Use SED to automate text processing
December 6, 2005
Up on the 3000-L mailing list, a lively tutorial broke out yesterday on using SED, a stream editor built in the open source community. Since 2001 SED has worked on the HP 3000, thanks to Lars Appel, a former HP support engineer who ported Samba to the platform in the 1990s.
SED's main MPE page is on Appel's page at www.editcorp.com/Personal/Lars_Appel/sed/. (Editcorp is a company that consults in the HP 3000 community, among other places. It also works with relaying the 3000-L postings to the comp.sys.hp.mpe newsgroup.) It's an at your own risk download, but support is available through the 3000 community. Yesterday's 13-message volley proved that; the community heard from Appel on one of SED's blind spots, along with a workaround.
Dan Barnes, working on a problem he had to solve in his MM 3000 environment, asked:
The issue is incoming data from another platform that is being fed into MM 3000. This data occasionally has some unprintable characters, which of course wrecks havoc on the MM application when it is encountered.

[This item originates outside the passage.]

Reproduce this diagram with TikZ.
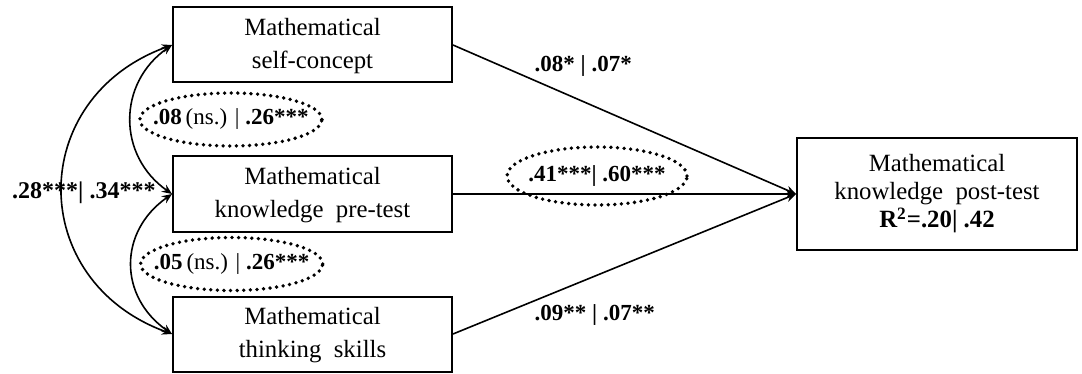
\documentclass[tikz,border=0pt]{standalone}
\usepackage{fontspec}
\setmainfont{Liberation Serif}
\usepackage{tikz}
\usetikzlibrary{arrows.meta,positioning,shapes.geometric}
\tikzset{
    varbox/.style={
           rectangle,
           draw=black, line width=1pt,
           minimum width=139.5pt,
           minimum height=37.5pt,
           inner sep=2pt,
           text centered,
           },
    coef/.style={
           font=\fontsize{11.5}{14}\selectfont\bfseries,
           inner sep=1pt,
           },
    dotring/.style={
           ellipse,
           draw=black, line width=1.9pt,
           line cap=round, dash pattern=on 0pt off 3.3pt,
           inner xsep=-20pt, inner ysep=-6pt,
           font=\fontsize{11.5}{14}\selectfont,
           },
}

\begin{document}
\begin{tikzpicture}[->,>={Stealth[length=5pt,width=4.2pt]},x=0.5pt,y=-0.5pt,
    font=\fontsize{12.4}{16.5}\selectfont]
        \useasboundingbox (0,0) rectangle (1082,374);

        % Predictor: self-concept
        % tabular for the two lines of the box
        \node[varbox] (MK_SELF) at (312.5,45)
        {
            \begin{tabular}{c}
            Mathematical\\
            self-concept
            \end{tabular}
        };

        % Predictor: pre-test
        \node[varbox,
            below of=MK_SELF,
            node distance=74.5pt,
            anchor=center] (MK_PRE)
        {
            \begin{tabular}{c}
            Mathematical\\
            knowledge\ \ pre-test
            \end{tabular}
        };

        % Predictor: thinking skills
        \node[varbox,
            below of=MK_PRE,
            node distance=70pt,
            anchor=center] (MK_THINK)
        {
            \begin{tabular}{c}
            Mathematical\\
            thinking\ \ skills
            \end{tabular}
        };

        % Outcome: post-test
        \node[varbox,
            minimum width=140pt,
            minimum height=55.5pt,
            font=\fontsize{12.4}{14}\selectfont,
            right of=MK_PRE,
            node distance=312.25pt,
            anchor=center] (MK_POST)
        {
            \begin{tabular}{c}
            Mathematical\\
            knowledge\ \ post-test\\
            \textbf{R\textsuperscript{2}=.20| .42}
            \end{tabular}
        };

        % correlations between the predictors
        \path[<->, line width=0.8pt]
            (MK_SELF.west)  edge[out=200,in=160,looseness=1.38]
                            node[coef,font=\fontsize{12}{14}\selectfont\bfseries,
                                 midway,xshift=10.75pt,yshift=-1.5pt] (C_OUTER) {.28***| .34***} (MK_THINK.west)
            (MK_SELF.west)  edge[out=215,in=145,looseness=1.15]
                            node[dotring,midway,anchor=west,xshift=3.5pt,
                                 minimum width=91pt,minimum height=26.5pt] (C_UPPER)
                            {\textbf{.08}\,(ns.) | \textbf{.26***}} (MK_PRE.west)
            (MK_PRE.west)   edge[out=215,in=145,looseness=1.2]
                            node[dotring,midway,anchor=west,xshift=3.5pt,
                                 minimum width=91pt,minimum height=26.5pt] (C_LOWER)
                            {\textbf{.05}\,(ns.) | \textbf{.26***}} (MK_THINK.west)
            ;

        % paths to the post-test
        \path[->, line width=0.8pt]
            (MK_SELF.east)  edge node[coef,pos=0.23,anchor=south west] (P_SELF) {.08* | .07*} (MK_POST.west)
            (MK_PRE.east)   edge node[dotring,pos=0.42,yshift=9pt,
                                      minimum width=90pt,minimum height=29pt] (P_PRE)
                                 {\textbf{.41***| .60***}} (MK_POST.west)
            (MK_THINK.east) edge node[coef,pos=0.23,anchor=north west] (P_THINK) {.09** | .07**} (MK_POST.west)
            ;

\end{tikzpicture}
\end{document}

To address this, the user, using a cygwin (Unix-like) environment on their Windows PC, developed a SED script. When they test the script in the cgywin environment it works just fine. But when done on the target HP3000 (7.0 pp2) it gets an undesirable result.
Barnes added that "The user thought that because MPE/iX is Posix-compliant, that this should work." He explained his user created the expression
sed -e 's/[\x7F-\xFE]/*/g' < COMSHD > COMSHD1
But Appel noted that hex 7F thru hex FE portion of the expression isn't supported on the MPE/iX version of SED. It's a limitation of MPE/iX, but there's a workaround:
Not sure if the regular expression usage here matches Posix or GNU specs, but my guess is the "\xNN" format, that seems to indicate a char by hex code, doesn't work.
How about something like sed -e 's/[^ -~]/*/g' instead, i.e. map the chars outside the range space through tilde?
Appel then noted a nifty Web reference that documents the man pages (manual pages) for the 3000's Posix features:
http://invent3k.external.hp.com/~MGR.LROM3K/man3k/
Contained within this resource is the documentation on how the 3000 handles regular expressions — the rules, if you will, on how to form compliant SED expressions.
Oh, and the solution took only four hours to deliver to Barnes. Not bad for an "unsupported" part of the 3000 experience.